Ketika kecil dulu ingin sekali rasanya
cepat menjadi dewasa. Jadi anak kecil
itu rasanya bosen dan melihat orang dewasa itu menyenangkan. Menjadi anak kecil
selalu dilarang dan alasannya sederhana “ Jangan karena kamu masih kecil, nanti
aja kalau udag gede”
Atau ada nasihat yang ilang “Cepet gede ya, cepet bahagiain kedua orang tua” yang ada dalam bayanganku saat itu
tentang menjadi orang dewasa itu menyenangkan. Artinya menjadi dewasa itu bisa
melakukan apapun, kan gak ada larangan yang bilang “ Jangan karena kamu masih
dewasa,” ingin sekali saat itu ketika bangun langsung menjadi dewasa.
Seiring berjalannya waktu ternyata menjadi orang gede itu banyak tantanganya tak sesederhana ketika menjadi anak
kecil dulu. Menjadi dewasa itu ternyata banyak gak bolehnya bahka mungkin lebih
banyak ketimbang waktu kecil contohnya kata-kata yang sering terlontar “ Kamu itu
sekarang udah dewasa, “ Orang dewasa itu komplek, bahkan ada yang menjadi
dewasa tapi takut bermimpi, berbeda dengan sejak kecil dulu.
Jika tahu seperti itu dulu mungkin aku
tidak ingin secepatnya menjadi dewasa. Tetap menjadi anak kecil yang bisa bermain di pematang sawah. O ya aku tumbuh di
desa jadi tempat bermainku dulu ya pematang sawah, kebun, sungai. Aku hobi
sekali manjat pohon dan menyusuri sungai lain kali aku akan bercerita tentang
masa kecil.
Kembali lagi ke menjadi dewasa.
Menjadi dewasa terkadang harus bisa memenuhi tuntutan orang lain. Tuntutan
orang tua, masyarakat, sahabat dan pacar. Dan demi memenuhi tuntutan itu kadang
kita lupa pada diri kita sendiri dan memaksa diri kita menjadi orang lain,
berbeda dengan masa kecil. Anak kecil lebih berani berkata tidak jika tidak
suka. Kalau sudah dewasa alasannya klasik jika bilang tidak ya gak enak sama si
A dan si B dan sebagainya.
Menjadi dewasa kadang tidak bisa
bermain, alasannya itu permainan anak kecil, kamu udah gede malu dong kata
seseorang.

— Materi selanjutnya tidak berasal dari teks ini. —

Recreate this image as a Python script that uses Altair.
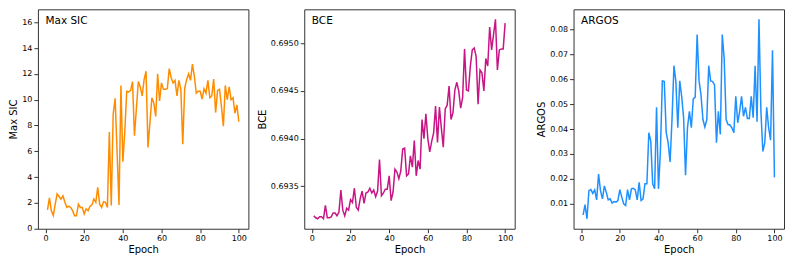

Udah gede tuh harusnya belajar yang rajin, pergi jalan-jalan ke
mall, bekerja yang baik, liburan.
Menjadi dewasa tuh jaga harga diri.
Padahal bermain itu sangat penting
saat bermain indera –indera berperan aktif sehingga bisa membentuk perkawatan
otak. Otak yang rimbun dan memiliki banyak perkawatan mempunyai kemampuan yang
baik.
Pernah ga kita liat orang dewasa yang
agak lama mikirnya. Ditanyanya kapan jawabnya kapan. Mungkin saja perkawatan
otaknya kurang baik karena kebanyakan mikir. Berpikir itu perlu tapi tidak
kebanyakan mikir juga yang ada tar mikir terus tanpa melakukan sesuatu dan
akhirnya tidak bisa berkarya. Makanya orang dewasa juga perlu bermain.
Ada yang ingin bermain? Permainan apa
yang ingin kamu lakukan sekarang? Kalau aku ingin bermain perang-perangan,
ucing sumput, benteng-benengan dan main detektif J.